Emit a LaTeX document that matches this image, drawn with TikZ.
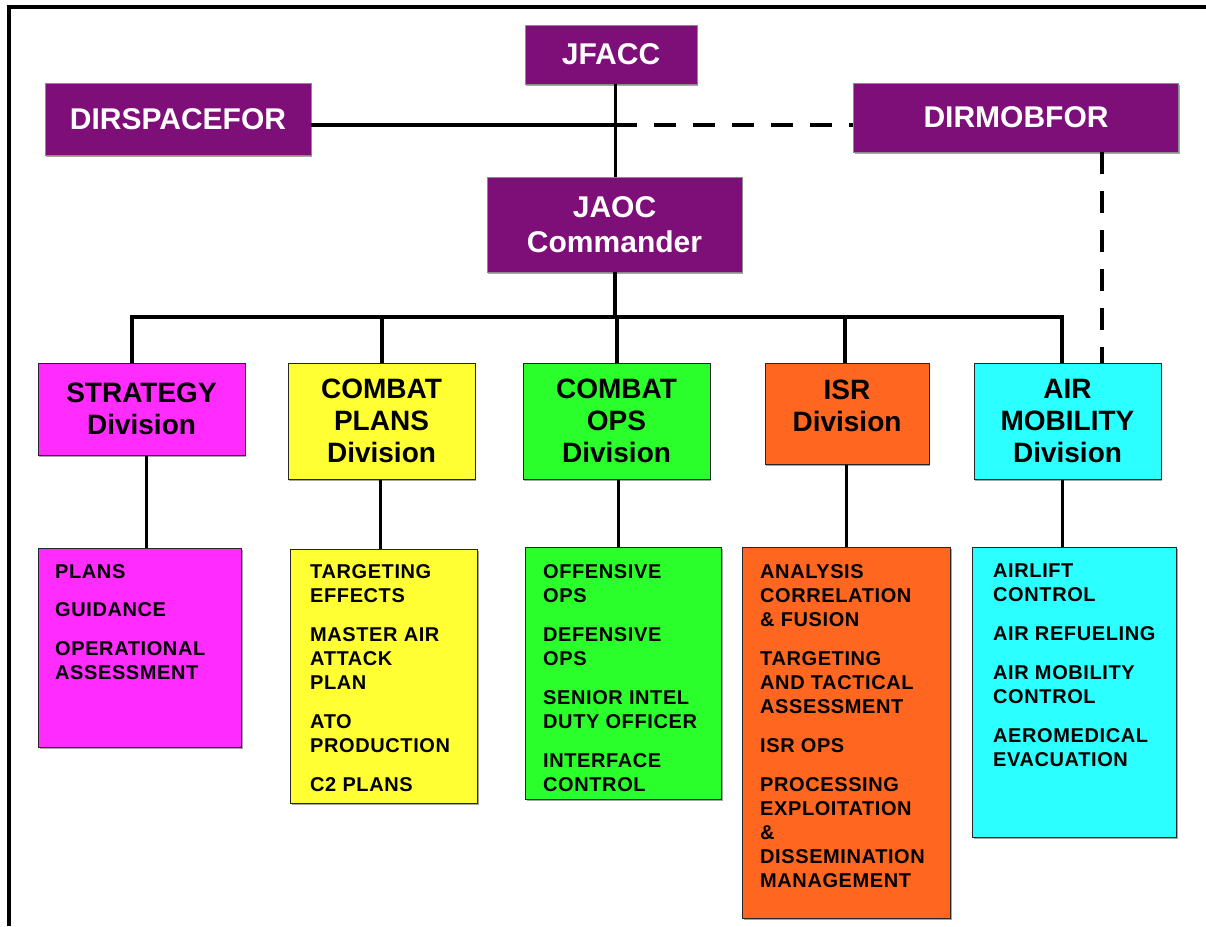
\documentclass[tikz,border=0pt]{standalone}
\usepackage{fontspec}
\setmainfont{Liberation Sans}
\newfontfamily\trackedsans[LetterSpace=3]{Liberation Sans}
\usetikzlibrary{shadows}

\definecolor{cmdpurple}{RGB}{126,14,120}
\definecolor{stratmag}{RGB}{255,43,255}
\definecolor{planyel}{RGB}{255,255,51}
\definecolor{opsgreen}{RGB}{43,255,43}
\definecolor{isrorange}{RGB}{255,103,32}
\definecolor{mobcyan}{RGB}{43,255,255}

\begin{document}
\begin{tikzpicture}[x=1pt,y=-1pt,
  boxshadow/.style={drop shadow={shadow xshift=1.2pt,shadow yshift=-1.6pt,fill=black,opacity=0.35}},
  cmdbox/.style={rectangle, fill=cmdpurple, draw=black!45, line width=0.9pt, boxshadow,
    text=white, font=\fontsize{30}{35}\selectfont\bfseries, align=center, inner sep=0pt},
  divbox/.style={rectangle, draw=black!85, line width=1pt, boxshadow,
    text=black, font=\fontsize{28}{32}\selectfont\bfseries, align=center, inner sep=0pt},
  subbox/.style={rectangle, draw=black!85, line width=1pt, boxshadow, inner sep=0pt, anchor=north west},
  subtext/.style={font=\trackedsans\fontsize{20}{24}\selectfont\bfseries, align=left, inner sep=0pt, anchor=north west},
  link/.style={line width=3.6pt, black},
  dashlink/.style={line width=4.6pt, black, dash pattern=on 22pt off 17pt},
  frameline/.style={line width=3.6pt, black}
]
\useasboundingbox (0,0) rectangle (1206,926);

% outer frame (top and left edges)
\coordinate (fbl) at (9,926);
\coordinate (ftl) at (9,7);
\coordinate (ftr) at (1206,7);
\draw[frameline] (fbl) -- (ftl) -- (ftr);

% command level
\node[cmdbox, minimum width=172pt, minimum height=59pt] (jfacc) at (611,54.5) {JFACC};
\node[cmdbox, minimum width=266pt, minimum height=72pt] (dirspace) at (178,119) {DIRSPACEFOR};
\node[cmdbox, minimum width=325pt, minimum height=69pt] (dirmob) at (1016,117.5) {DIRMOBFOR};
\node[cmdbox, minimum width=255pt, minimum height=95pt] (jaoc) at (614.5,224.5) {JAOC\\Commander};

% divisions
\node[divbox, fill=stratmag, minimum width=207pt, minimum height=92pt] (strat) at (141.5,409) {STRATEGY\\Division};
\node[divbox, fill=planyel, minimum width=187pt, minimum height=116pt] (cplans) at (381.5,421) {COMBAT\\PLANS\\Division};
\node[divbox, fill=opsgreen, minimum width=187pt, minimum height=116pt] (cops) at (616.5,421) {COMBAT\\OPS\\Division};
\node[divbox, fill=isrorange, minimum width=164pt, minimum height=101pt] (isr) at (847,413.5) {ISR\\Division\rule[-16pt]{0pt}{0pt}};
\node[divbox, fill=mobcyan, minimum width=187pt, minimum height=116pt] (airmob) at (1067.5,421) {AIR\\MOBILITY\\Division};

% division task lists
\node[subbox, fill=stratmag, minimum width=203pt, minimum height=199pt] (stratsub) at (38,548) {};
\node[subbox, fill=planyel, minimum width=187pt, minimum height=254pt] (cplanssub) at (290,549) {};
\node[subbox, fill=opsgreen, minimum width=196pt, minimum height=252pt] (copssub) at (525,547) {};
\node[subbox, fill=isrorange, minimum width=208pt, minimum height=371pt] (isrsub) at (742,547) {};
\node[subbox, fill=mobcyan, minimum width=204pt, minimum height=290pt] (airmobsub) at (972,547) {};

\node[subtext] (stratlist) at (55,564)
  {PLANS\\[14pt]GUIDANCE\\[15pt]OPERATIONAL\\ASSESSMENT};
\node[subtext] (cplanslist) at (310,564)
  {TARGETING\\EFFECTS\\[15pt]MASTER AIR\\ATTACK\\PLAN\\[15pt]ATO\\PRODUCTION\\[15pt]C2 PLANS};
\node[subtext] (copslist) at (543,564)
  {OFFENSIVE\\OPS\\[15pt]DEFENSIVE\\OPS\\[15pt]SENIOR INTEL\\DUTY OFFICER\\[15pt]INTERFACE\\CONTROL};
\node[subtext] (isrlist) at (760,564)
  {ANALYSIS\\CORRELATION\\\&~FUSION\\[15pt]TARGETING\\AND TACTICAL\\ASSESSMENT\\[15pt]ISR OPS\\[15pt]PROCESSING\\EXPLOITATION\\\&\\DISSEMINATION\\MANAGEMENT};
\node[subtext] (airmoblist) at (993,564)
  {AIRLIFT\\CONTROL\\[15pt]AIR REFUELING\\[15pt]AIR MOBILITY\\CONTROL\\[15pt]AEROMEDICAL\\EVACUATION};

% junction points
\coordinate (hub) at (615,125);
\coordinate (mobx) at (1102,0);
\coordinate (d1) at (132,317);
\coordinate (d2) at (382,317);
\coordinate (d3) at (617,317);
\coordinate (d4) at (845,317);
\coordinate (d5) at (1062,317);
\coordinate (s1) at (146,0);
\coordinate (s2) at (380,0);
\coordinate (s3) at (618,0);
\coordinate (s4) at (846,0);
\coordinate (s5) at (1062,0);

% command connectors
\draw[link] (dirspace.east |- hub) -- (hub);
\draw[dashlink] (hub) -- (hub -| dirmob.west);
\draw[link, line width=3pt] (hub |- jfacc.south) -- (hub |- jaoc.north);
\draw[dashlink, line width=4pt] (dirmob.south -| mobx) -- (airmob.north -| mobx);

% bus to divisions
\draw[link] (jaoc.south -| hub) -- (hub |- d1);
\draw[link, line cap=rect] (d1) -- (d5);
\draw[link] (d1) -- (d1 |- strat.north);
\draw[link] (d2) -- (d2 |- cplans.north);
\draw[link] (d3) -- (d3 |- cops.north);
\draw[link] (d4) -- (d4 |- isr.north);
\draw[link] (d5) -- (d5 |- airmob.north);

% divisions to task lists
\draw[link, line width=3pt] (strat.south -| s1) -- (stratsub.north -| s1);
\draw[link, line width=3pt] (cplans.south -| s2) -- (cplanssub.north -| s2);
\draw[link, line width=3pt] (cops.south -| s3) -- (copssub.north -| s3);
\draw[link, line width=3pt] (isr.south -| s4) -- (isrsub.north -| s4);
\draw[link, line width=3pt] (airmob.south -| s5) -- (airmobsub.north -| s5);
\end{tikzpicture}
\end{document}
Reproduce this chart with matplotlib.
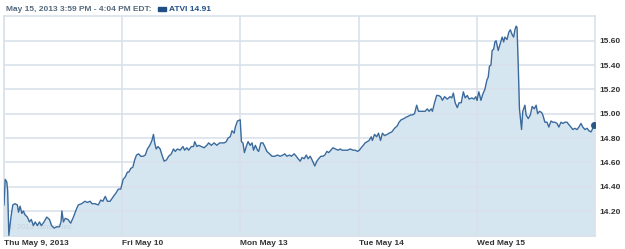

● ● ● ●

**Work to be completed**: Reproduce every entry exactly, but omit each picture.

**Answer to this problem**:
Emit a LaTeX document that matches this image, drawn with TikZ.
\documentclass[tikz,border=0pt]{standalone}
\usepackage{fontspec}
\setmainfont{Liberation Sans}
\newfontfamily\trackedsans[LetterSpace=3]{Liberation Sans}
\usetikzlibrary{shadows}

\definecolor{cmdpurple}{RGB}{126,14,120}
\definecolor{stratmag}{RGB}{255,43,255}
\definecolor{planyel}{RGB}{255,255,51}
\definecolor{opsgreen}{RGB}{43,255,43}
\definecolor{isrorange}{RGB}{255,103,32}
\definecolor{mobcyan}{RGB}{43,255,255}

\begin{document}
\begin{tikzpicture}[x=1pt,y=-1pt,
  boxshadow/.style={drop shadow={shadow xshift=1.2pt,shadow yshift=-1.6pt,fill=black,opacity=0.35}},
  cmdbox/.style={rectangle, fill=cmdpurple, draw=black!45, line width=0.9pt, boxshadow,
    text=white, font=\fontsize{30}{35}\selectfont\bfseries, align=center, inner sep=0pt},
  divbox/.style={rectangle, draw=black!85, line width=1pt, boxshadow,
    text=black, font=\fontsize{28}{32}\selectfont\bfseries, align=center, inner sep=0pt},
  subbox/.style={rectangle, draw=black!85, line width=1pt, boxshadow, inner sep=0pt, anchor=north west},
  subtext/.style={font=\trackedsans\fontsize{20}{24}\selectfont\bfseries, align=left, inner sep=0pt, anchor=north west},
  link/.style={line width=3.6pt, black},
  dashlink/.style={line width=4.6pt, black, dash pattern=on 22pt off 17pt},
  frameline/.style={line width=3.6pt, black}
]
\useasboundingbox (0,0) rectangle (1206,926);

% outer frame (top and left edges)
\coordinate (fbl) at (9,926);
\coordinate (ftl) at (9,7);
\coordinate (ftr) at (1206,7);
\draw[frameline] (fbl) -- (ftl) -- (ftr);

% command level
\node[cmdbox, minimum width=172pt, minimum height=59pt] (jfacc) at (611,54.5) {JFACC};
\node[cmdbox, minimum width=266pt, minimum height=72pt] (dirspace) at (178,119) {DIRSPACEFOR};
\node[cmdbox, minimum width=325pt, minimum height=69pt] (dirmob) at (1016,117.5) {DIRMOBFOR};
\node[cmdbox, minimum width=255pt, minimum height=95pt] (jaoc) at (614.5,224.5) {JAOC\\Commander};

% divisions
\node[divbox, fill=stratmag, minimum width=207pt, minimum height=92pt] (strat) at (141.5,409) {STRATEGY\\Division};
\node[divbox, fill=planyel, minimum width=187pt, minimum height=116pt] (cplans) at (381.5,421) {COMBAT\\PLANS\\Division};
\node[divbox, fill=opsgreen, minimum width=187pt, minimum height=116pt] (cops) at (616.5,421) {COMBAT\\OPS\\Division};
\node[divbox, fill=isrorange, minimum width=164pt, minimum height=101pt] (isr) at (847,413.5) {ISR\\Division\rule[-16pt]{0pt}{0pt}};
\node[divbox, fill=mobcyan, minimum width=187pt, minimum height=116pt] (airmob) at (1067.5,421) {AIR\\MOBILITY\\Division};

% division task lists
\node[subbox, fill=stratmag, minimum width=203pt, minimum height=199pt] (stratsub) at (38,548) {};
\node[subbox, fill=planyel, minimum width=187pt, minimum height=254pt] (cplanssub) at (290,549) {};
\node[subbox, fill=opsgreen, minimum width=196pt, minimum height=252pt] (copssub) at (525,547) {};
\node[subbox, fill=isrorange, minimum width=208pt, minimum height=371pt] (isrsub) at (742,547) {};
\node[subbox, fill=mobcyan, minimum width=204pt, minimum height=290pt] (airmobsub) at (972,547) {};

\node[subtext] (stratlist) at (55,564)
  {PLANS\\[14pt]GUIDANCE\\[15pt]OPERATIONAL\\ASSESSMENT};
\node[subtext] (cplanslist) at (310,564)
  {TARGETING\\EFFECTS\\[15pt]MASTER AIR\\ATTACK\\PLAN\\[15pt]ATO\\PRODUCTION\\[15pt]C2 PLANS};
\node[subtext] (copslist) at (543,564)
  {OFFENSIVE\\OPS\\[15pt]DEFENSIVE\\OPS\\[15pt]SENIOR INTEL\\DUTY OFFICER\\[15pt]INTERFACE\\CONTROL};
\node[subtext] (isrlist) at (760,564)
  {ANALYSIS\\CORRELATION\\\&~FUSION\\[15pt]TARGETING\\AND TACTICAL\\ASSESSMENT\\[15pt]ISR OPS\\[15pt]PROCESSING\\EXPLOITATION\\\&\\DISSEMINATION\\MANAGEMENT};
\node[subtext] (airmoblist) at (993,564)
  {AIRLIFT\\CONTROL\\[15pt]AIR REFUELING\\[15pt]AIR MOBILITY\\CONTROL\\[15pt]AEROMEDICAL\\EVACUATION};

% junction points
\coordinate (hub) at (615,125);
\coordinate (mobx) at (1102,0);
\coordinate (d1) at (132,317);
\coordinate (d2) at (382,317);
\coordinate (d3) at (617,317);
\coordinate (d4) at (845,317);
\coordinate (d5) at (1062,317);
\coordinate (s1) at (146,0);
\coordinate (s2) at (380,0);
\coordinate (s3) at (618,0);
\coordinate (s4) at (846,0);
\coordinate (s5) at (1062,0);

% command connectors
\draw[link] (dirspace.east |- hub) -- (hub);
\draw[dashlink] (hub) -- (hub -| dirmob.west);
\draw[link, line width=3pt] (hub |- jfacc.south) -- (hub |- jaoc.north);
\draw[dashlink, line width=4pt] (dirmob.south -| mobx) -- (airmob.north -| mobx);

% bus to divisions
\draw[link] (jaoc.south -| hub) -- (hub |- d1);
\draw[link, line cap=rect] (d1) -- (d5);
\draw[link] (d1) -- (d1 |- strat.north);
\draw[link] (d2) -- (d2 |- cplans.north);
\draw[link] (d3) -- (d3 |- cops.north);
\draw[link] (d4) -- (d4 |- isr.north);
\draw[link] (d5) -- (d5 |- airmob.north);

% divisions to task lists
\draw[link, line width=3pt] (strat.south -| s1) -- (stratsub.north -| s1);
\draw[link, line width=3pt] (cplans.south -| s2) -- (cplanssub.north -| s2);
\draw[link, line width=3pt] (cops.south -| s3) -- (copssub.north -| s3);
\draw[link, line width=3pt] (isr.south -| s4) -- (isrsub.north -| s4);
\draw[link, line width=3pt] (airmob.south -| s5) -- (airmobsub.north -| s5);
\end{tikzpicture}
\end{document}
Reproduce this chart with matplotlib.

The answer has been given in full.